Workaround: Increase your File Descriptor Limit
If you prefer to continue preprocessing with multiple CPUs, increase the file descriptor limit on your system by running ulimit -n <higher_value>
before running mlsimkit-learn
. However, this may require administrative privileges and may not be a viable option in some environments.
Workaround: Use a Single Process
To avoid this issue enitrely, use a single process for preprocessing by setting --num-processes 1
:
KPI command
mlsimkit-learn --config training.yaml --log.prefix-dir logs/preprocess kpi preprocess --num-processes 1
Surface command
mlsimkit-learn --config training.yaml --log.prefix-dir logs/preprocess surface preprocess --num-processes 1
This workaround eliminates the need for inter-process communication and shared memory segments, preventing the file descriptor limit from being exceeded.
Surface view screenshots error “PyVista will likely segfault when rendering” ("bad X server connection"
)¶
Outputting screenshots of the surface prediction data requires 3D rendering. On systems without a display, you will see an error like this:
$ mlsimkit-learn --config training.yaml surface view --no-gui
/usr/local/lib/python3.10/dist-packages/pyvista/plotting/plotter.py:151: UserWarning:
This system does not appear to be running an xserver.

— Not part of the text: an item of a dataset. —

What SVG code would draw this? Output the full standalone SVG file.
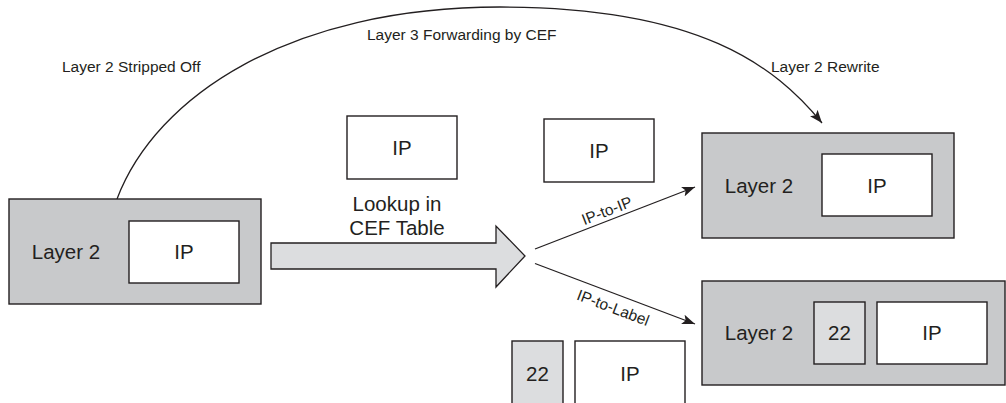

PyVista will likely segfault when rendering.
Try starting a virtual frame buffer with xvfb, or using
``pyvista.start_xvfb()``
warnings.warn(
2024-06-03 00:15:35.535 ( 1.463s) [ 7FE7D7B70480]vtkXOpenGLRenderWindow.:456 ERR| vtkXOpenGLRenderWindow (0x561067609970): bad X server connection. DISPLAY=
[ERROR] bad X server connection. DISPLAY=
Aborted (core dumped)
Linux/Ubuntu:
We support the package Xvfb (X virtual framebuffer) on Linux/Ubuntu. Install this package:
sudo apt install xvfb
Now start Xvfb when starting the viewer to enable rendering on remote machines:
mlsimkit-learn surface view --start-xvfb ...
See the PyVista documentation ‘Running on Remote Servers’ for more details.